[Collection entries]
*-*-*
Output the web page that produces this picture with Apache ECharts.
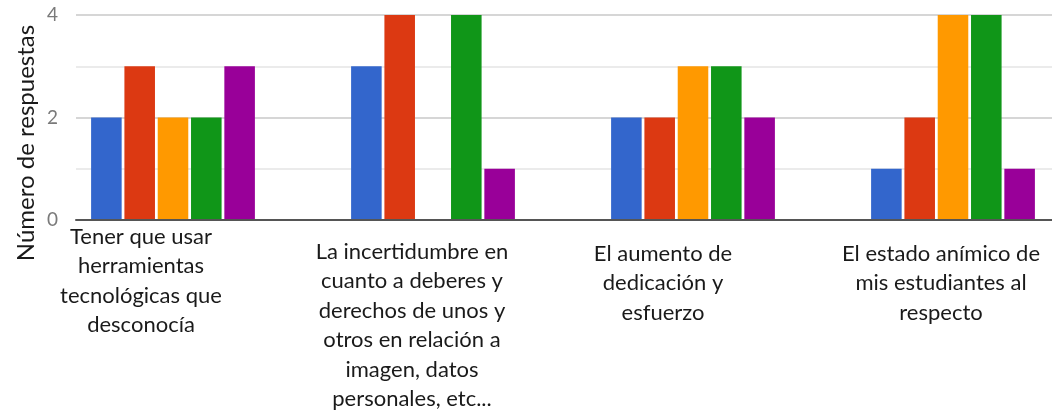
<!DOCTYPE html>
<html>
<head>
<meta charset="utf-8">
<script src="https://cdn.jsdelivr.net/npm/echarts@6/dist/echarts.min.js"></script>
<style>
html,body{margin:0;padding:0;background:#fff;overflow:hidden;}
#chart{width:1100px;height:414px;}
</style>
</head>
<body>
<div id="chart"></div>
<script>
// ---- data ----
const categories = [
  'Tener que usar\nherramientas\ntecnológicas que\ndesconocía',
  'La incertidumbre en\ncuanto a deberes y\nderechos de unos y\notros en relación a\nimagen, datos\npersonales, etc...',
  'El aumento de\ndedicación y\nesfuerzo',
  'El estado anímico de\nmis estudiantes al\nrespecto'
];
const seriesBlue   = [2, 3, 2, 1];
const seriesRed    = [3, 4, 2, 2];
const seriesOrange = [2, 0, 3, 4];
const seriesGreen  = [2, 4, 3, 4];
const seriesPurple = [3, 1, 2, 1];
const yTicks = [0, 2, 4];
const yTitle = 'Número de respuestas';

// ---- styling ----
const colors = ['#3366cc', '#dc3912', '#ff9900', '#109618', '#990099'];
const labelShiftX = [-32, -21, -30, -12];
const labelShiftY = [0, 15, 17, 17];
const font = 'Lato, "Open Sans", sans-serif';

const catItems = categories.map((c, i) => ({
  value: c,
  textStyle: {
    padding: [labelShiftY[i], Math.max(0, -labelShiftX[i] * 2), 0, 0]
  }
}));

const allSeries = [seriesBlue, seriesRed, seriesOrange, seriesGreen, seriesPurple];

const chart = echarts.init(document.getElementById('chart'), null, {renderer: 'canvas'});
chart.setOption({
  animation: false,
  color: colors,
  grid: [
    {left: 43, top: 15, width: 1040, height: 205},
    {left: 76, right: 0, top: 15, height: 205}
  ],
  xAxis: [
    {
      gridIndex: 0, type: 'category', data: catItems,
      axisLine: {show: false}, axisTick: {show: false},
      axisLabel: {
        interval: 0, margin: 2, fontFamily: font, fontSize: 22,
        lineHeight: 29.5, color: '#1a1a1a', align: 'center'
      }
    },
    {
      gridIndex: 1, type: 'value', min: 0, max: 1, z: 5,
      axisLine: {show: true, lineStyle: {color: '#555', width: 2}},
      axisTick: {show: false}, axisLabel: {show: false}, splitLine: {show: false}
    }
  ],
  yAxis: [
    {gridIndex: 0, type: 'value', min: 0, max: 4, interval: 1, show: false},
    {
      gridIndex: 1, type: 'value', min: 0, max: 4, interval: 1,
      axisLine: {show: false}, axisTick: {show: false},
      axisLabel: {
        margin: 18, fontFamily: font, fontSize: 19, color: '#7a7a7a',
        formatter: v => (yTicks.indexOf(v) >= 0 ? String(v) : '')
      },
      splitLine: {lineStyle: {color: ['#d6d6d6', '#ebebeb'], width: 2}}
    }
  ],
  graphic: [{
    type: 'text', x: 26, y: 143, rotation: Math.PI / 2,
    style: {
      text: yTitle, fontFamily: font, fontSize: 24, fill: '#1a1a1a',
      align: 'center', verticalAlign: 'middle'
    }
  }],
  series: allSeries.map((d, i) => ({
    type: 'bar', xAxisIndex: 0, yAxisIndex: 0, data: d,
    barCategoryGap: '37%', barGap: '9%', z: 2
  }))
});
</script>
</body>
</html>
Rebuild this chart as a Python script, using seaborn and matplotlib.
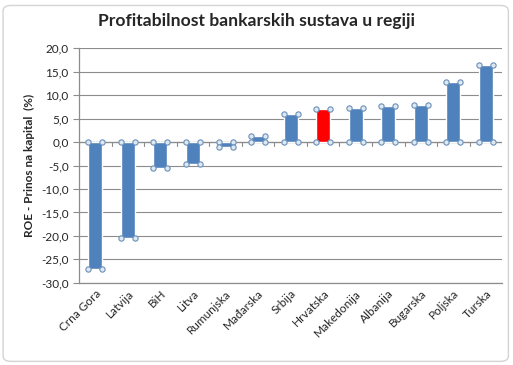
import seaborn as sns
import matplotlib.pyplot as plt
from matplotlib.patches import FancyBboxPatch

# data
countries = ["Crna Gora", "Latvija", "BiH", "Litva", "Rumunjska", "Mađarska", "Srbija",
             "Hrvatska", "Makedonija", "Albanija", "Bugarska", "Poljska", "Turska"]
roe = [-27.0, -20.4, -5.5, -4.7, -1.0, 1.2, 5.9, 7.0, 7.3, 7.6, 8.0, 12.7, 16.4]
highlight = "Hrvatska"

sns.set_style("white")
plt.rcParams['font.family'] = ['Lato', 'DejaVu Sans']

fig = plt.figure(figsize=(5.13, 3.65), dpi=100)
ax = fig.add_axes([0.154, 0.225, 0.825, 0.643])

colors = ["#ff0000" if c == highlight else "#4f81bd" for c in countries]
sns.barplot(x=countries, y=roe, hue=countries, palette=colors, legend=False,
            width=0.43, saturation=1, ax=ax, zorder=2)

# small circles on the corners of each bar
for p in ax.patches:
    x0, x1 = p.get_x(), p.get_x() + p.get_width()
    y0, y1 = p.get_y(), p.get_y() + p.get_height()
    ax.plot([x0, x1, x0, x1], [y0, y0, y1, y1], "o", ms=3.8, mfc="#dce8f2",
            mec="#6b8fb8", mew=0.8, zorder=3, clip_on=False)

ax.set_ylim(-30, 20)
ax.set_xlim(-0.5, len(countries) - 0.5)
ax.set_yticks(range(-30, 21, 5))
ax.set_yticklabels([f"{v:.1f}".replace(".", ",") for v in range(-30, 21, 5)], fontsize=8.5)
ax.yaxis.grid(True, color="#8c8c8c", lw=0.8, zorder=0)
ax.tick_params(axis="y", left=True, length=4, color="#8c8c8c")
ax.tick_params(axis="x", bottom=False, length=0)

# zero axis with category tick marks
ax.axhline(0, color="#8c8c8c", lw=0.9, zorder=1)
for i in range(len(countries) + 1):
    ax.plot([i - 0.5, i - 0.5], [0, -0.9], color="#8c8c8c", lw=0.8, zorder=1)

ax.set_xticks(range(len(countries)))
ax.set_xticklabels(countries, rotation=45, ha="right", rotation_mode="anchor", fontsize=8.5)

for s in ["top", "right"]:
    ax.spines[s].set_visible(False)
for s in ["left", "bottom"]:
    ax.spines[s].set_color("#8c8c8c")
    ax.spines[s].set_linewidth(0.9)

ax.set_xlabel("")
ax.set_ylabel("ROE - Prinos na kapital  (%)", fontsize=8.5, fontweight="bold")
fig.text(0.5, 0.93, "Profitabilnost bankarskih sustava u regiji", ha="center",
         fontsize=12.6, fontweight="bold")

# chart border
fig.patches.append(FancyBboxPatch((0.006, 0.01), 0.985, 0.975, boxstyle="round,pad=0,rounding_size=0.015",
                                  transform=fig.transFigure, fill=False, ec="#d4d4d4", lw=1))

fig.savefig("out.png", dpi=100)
*-*-*
GIVEN REQUEST
Your first line is the one with "Rebuild this chart", and your last is the one with "from matplotlib.patches import FancyBboxPatch". Copy those and every line between them exactly, without any pictures.

EXERCISE SOLUTION
Rebuild this chart as a Python script, using seaborn and matplotlib.
import seaborn as sns
import matplotlib.pyplot as plt
from matplotlib.patches import FancyBboxPatch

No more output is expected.